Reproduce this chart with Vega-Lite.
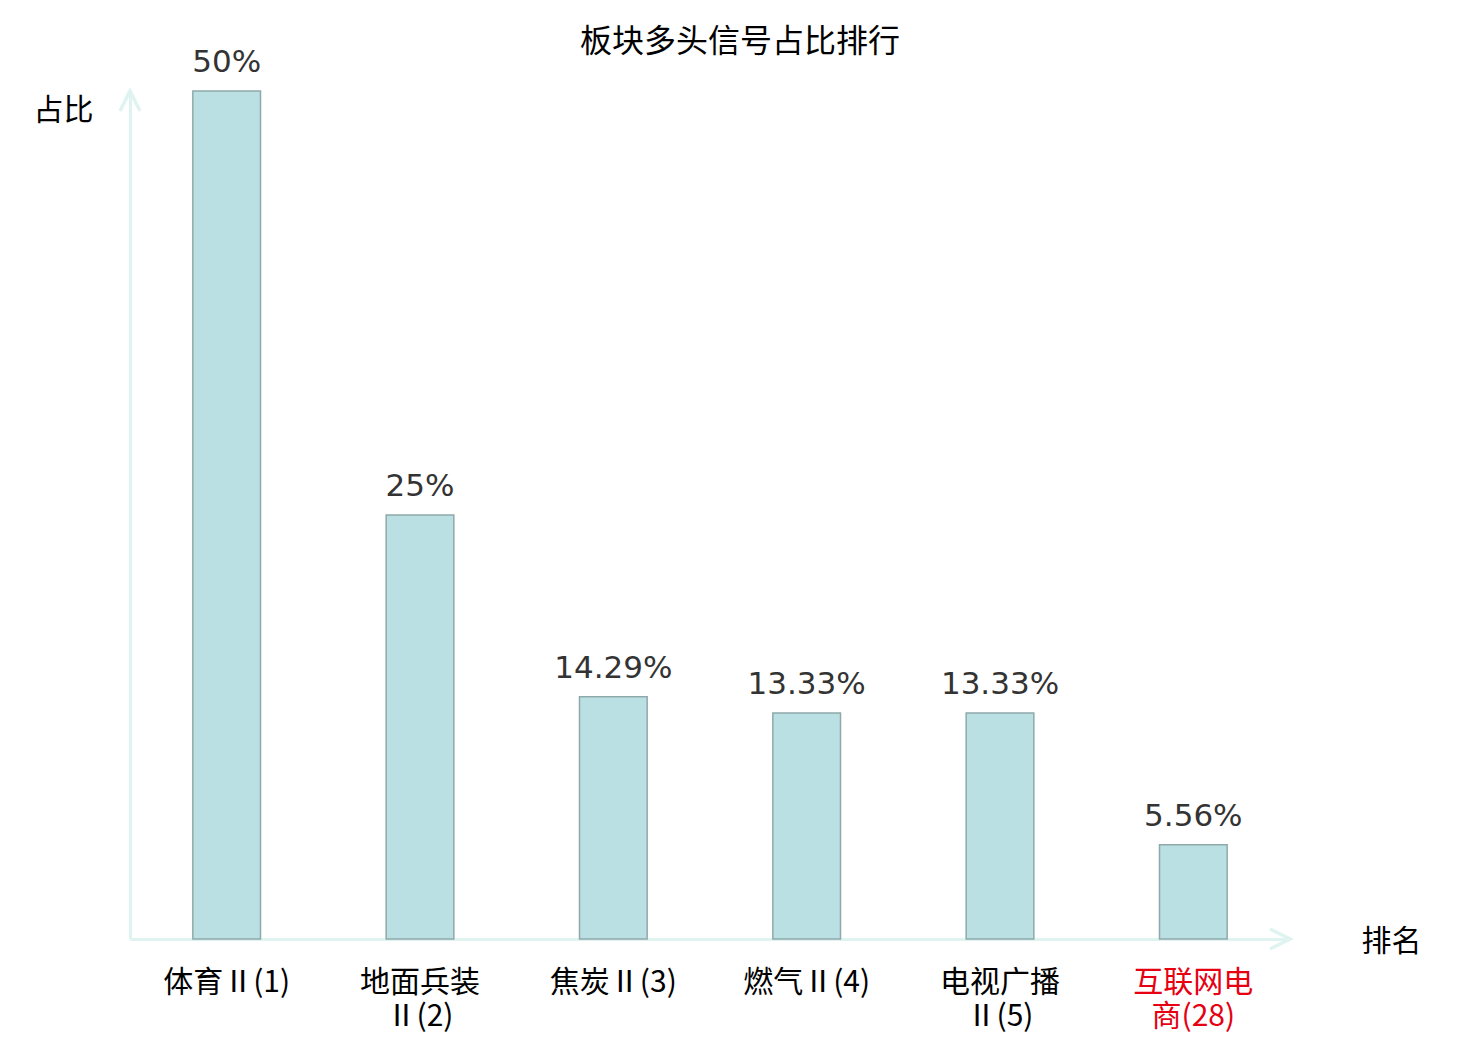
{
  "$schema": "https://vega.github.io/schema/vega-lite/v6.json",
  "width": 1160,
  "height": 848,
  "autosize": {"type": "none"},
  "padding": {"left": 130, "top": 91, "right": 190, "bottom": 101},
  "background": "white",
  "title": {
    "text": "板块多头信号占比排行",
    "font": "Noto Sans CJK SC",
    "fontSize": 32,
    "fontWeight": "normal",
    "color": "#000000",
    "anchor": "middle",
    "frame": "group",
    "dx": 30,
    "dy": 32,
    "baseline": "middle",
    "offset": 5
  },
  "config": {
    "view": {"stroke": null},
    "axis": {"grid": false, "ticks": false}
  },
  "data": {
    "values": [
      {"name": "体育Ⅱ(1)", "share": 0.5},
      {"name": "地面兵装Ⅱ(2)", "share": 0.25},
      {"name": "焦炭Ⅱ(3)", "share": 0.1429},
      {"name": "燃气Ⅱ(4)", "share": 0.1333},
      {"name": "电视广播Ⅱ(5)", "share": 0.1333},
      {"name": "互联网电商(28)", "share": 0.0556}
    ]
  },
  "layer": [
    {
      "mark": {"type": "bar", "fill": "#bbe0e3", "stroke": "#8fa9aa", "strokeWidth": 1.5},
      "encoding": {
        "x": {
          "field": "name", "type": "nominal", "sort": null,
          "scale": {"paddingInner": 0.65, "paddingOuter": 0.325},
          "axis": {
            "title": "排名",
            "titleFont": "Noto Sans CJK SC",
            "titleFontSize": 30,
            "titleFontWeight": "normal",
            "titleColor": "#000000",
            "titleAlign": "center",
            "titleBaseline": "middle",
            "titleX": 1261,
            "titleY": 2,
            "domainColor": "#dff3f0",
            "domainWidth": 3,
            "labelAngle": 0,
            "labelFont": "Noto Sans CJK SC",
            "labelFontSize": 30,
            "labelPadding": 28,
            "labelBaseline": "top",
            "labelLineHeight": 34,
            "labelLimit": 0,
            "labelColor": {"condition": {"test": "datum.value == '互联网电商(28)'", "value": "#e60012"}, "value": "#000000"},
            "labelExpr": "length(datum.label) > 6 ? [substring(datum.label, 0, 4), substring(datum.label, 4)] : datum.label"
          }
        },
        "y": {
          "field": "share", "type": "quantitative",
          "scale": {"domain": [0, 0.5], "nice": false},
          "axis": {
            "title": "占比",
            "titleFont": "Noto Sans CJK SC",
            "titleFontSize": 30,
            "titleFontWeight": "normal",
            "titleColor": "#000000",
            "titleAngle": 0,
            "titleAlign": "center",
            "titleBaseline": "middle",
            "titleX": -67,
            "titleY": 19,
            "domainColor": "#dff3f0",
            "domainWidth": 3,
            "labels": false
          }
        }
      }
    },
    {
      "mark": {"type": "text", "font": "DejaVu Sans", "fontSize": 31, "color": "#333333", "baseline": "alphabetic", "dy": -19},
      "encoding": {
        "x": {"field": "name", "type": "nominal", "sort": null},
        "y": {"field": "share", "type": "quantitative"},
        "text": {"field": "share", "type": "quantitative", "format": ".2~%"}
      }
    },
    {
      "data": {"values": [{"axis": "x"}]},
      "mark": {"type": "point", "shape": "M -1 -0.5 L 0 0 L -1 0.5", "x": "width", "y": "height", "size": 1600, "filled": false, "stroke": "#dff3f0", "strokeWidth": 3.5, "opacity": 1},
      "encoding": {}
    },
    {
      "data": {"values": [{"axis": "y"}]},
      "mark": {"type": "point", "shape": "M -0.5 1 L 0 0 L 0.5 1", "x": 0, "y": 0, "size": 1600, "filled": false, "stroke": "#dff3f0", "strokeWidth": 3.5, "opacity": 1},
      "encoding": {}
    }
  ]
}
__________________________________________________
REQUIREMENTS - Repeat all of the data above word for word, minus the pictures.

REPLY -
Reproduce this chart with Vega-Lite.
{
  "$schema": "https://vega.github.io/schema/vega-lite/v6.json",
  "width": 1160,
  "height": 848,
  "autosize": {"type": "none"},
  "padding": {"left": 130, "top": 91, "right": 190, "bottom": 101},
  "background": "white",
  "title": {
    "text": "板块多头信号占比排行",
    "font": "Noto Sans CJK SC",
    "fontSize": 32,
    "fontWeight": "normal",
    "color": "#000000",
    "anchor": "middle",
    "frame": "group",
    "dx": 30,
    "dy": 32,
    "baseline": "middle",
    "offset": 5
  },
  "config": {
    "view": {"stroke": null},
    "axis": {"grid": false, "ticks": false}
  },
  "data": {
    "values": [
      {"name": "体育Ⅱ(1)", "share": 0.5},
      {"name": "地面兵装Ⅱ(2)", "share": 0.25},
      {"name": "焦炭Ⅱ(3)", "share": 0.1429},
      {"name": "燃气Ⅱ(4)", "share": 0.1333},
      {"name": "电视广播Ⅱ(5)", "share": 0.1333},
      {"name": "互联网电商(28)", "share": 0.0556}
    ]
  },
  "layer": [
    {
      "mark": {"type": "bar", "fill": "#bbe0e3", "stroke": "#8fa9aa", "strokeWidth": 1.5},
      "encoding": {
        "x": {
          "field": "name", "type": "nominal", "sort": null,
          "scale": {"paddingInner": 0.65, "paddingOuter": 0.325},
          "axis": {
            "title": "排名",
            "titleFont": "Noto Sans CJK SC",
            "titleFontSize": 30,
            "titleFontWeight": "normal",
            "titleColor": "#000000",
            "titleAlign": "center",
            "titleBaseline": "middle",
            "titleX": 1261,
            "titleY": 2,
            "domainColor": "#dff3f0",
            "domainWidth": 3,
            "labelAngle": 0,
            "labelFont": "Noto Sans CJK SC",
            "labelFontSize": 30,
            "labelPadding": 28,
            "labelBaseline": "top",
            "labelLineHeight": 34,
            "labelLimit": 0,
            "labelColor": {"condition": {"test": "datum.value == '互联网电商(28)'", "value": "#e60012"}, "value": "#000000"},
            "labelExpr": "length(datum.label) > 6 ? [substring(datum.label, 0, 4), substring(datum.label, 4)] : datum.label"
          }
        },
        "y": {
          "field": "share", "type": "quantitative",
          "scale": {"domain": [0, 0.5], "nice": false},
          "axis": {
            "title": "占比",
            "titleFont": "Noto Sans CJK SC",
            "titleFontSize": 30,
            "titleFontWeight": "normal",
            "titleColor": "#000000",
            "titleAngle": 0,
            "titleAlign": "center",
            "titleBaseline": "middle",
            "titleX": -67,
            "titleY": 19,
            "domainColor": "#dff3f0",
            "domainWidth": 3,
            "labels": false
          }
        }
      }
    },
    {
      "mark": {"type": "text", "font": "DejaVu Sans", "fontSize": 31, "color": "#333333", "baseline": "alphabetic", "dy": -19},
      "encoding": {
        "x": {"field": "name", "type": "nominal", "sort": null},
        "y": {"field": "share", "type": "quantitative"},
        "text": {"field": "share", "type": "quantitative", "format": ".2~%"}
      }
    },
    {
      "data": {"values": [{"axis": "x"}]},
      "mark": {"type": "point", "shape": "M -1 -0.5 L 0 0 L -1 0.5", "x": "width", "y": "height", "size": 1600, "filled": false, "stroke": "#dff3f0", "strokeWidth": 3.5, "opacity": 1},
      "encoding": {}
    },
    {
      "data": {"values": [{"axis": "y"}]},
      "mark": {"type": "point", "shape": "M -0.5 1 L 0 0 L 0.5 1", "x": 0, "y": 0, "size": 1600, "filled": false, "stroke": "#dff3f0", "strokeWidth": 3.5, "opacity": 1},
      "encoding": {}
    }
  ]
}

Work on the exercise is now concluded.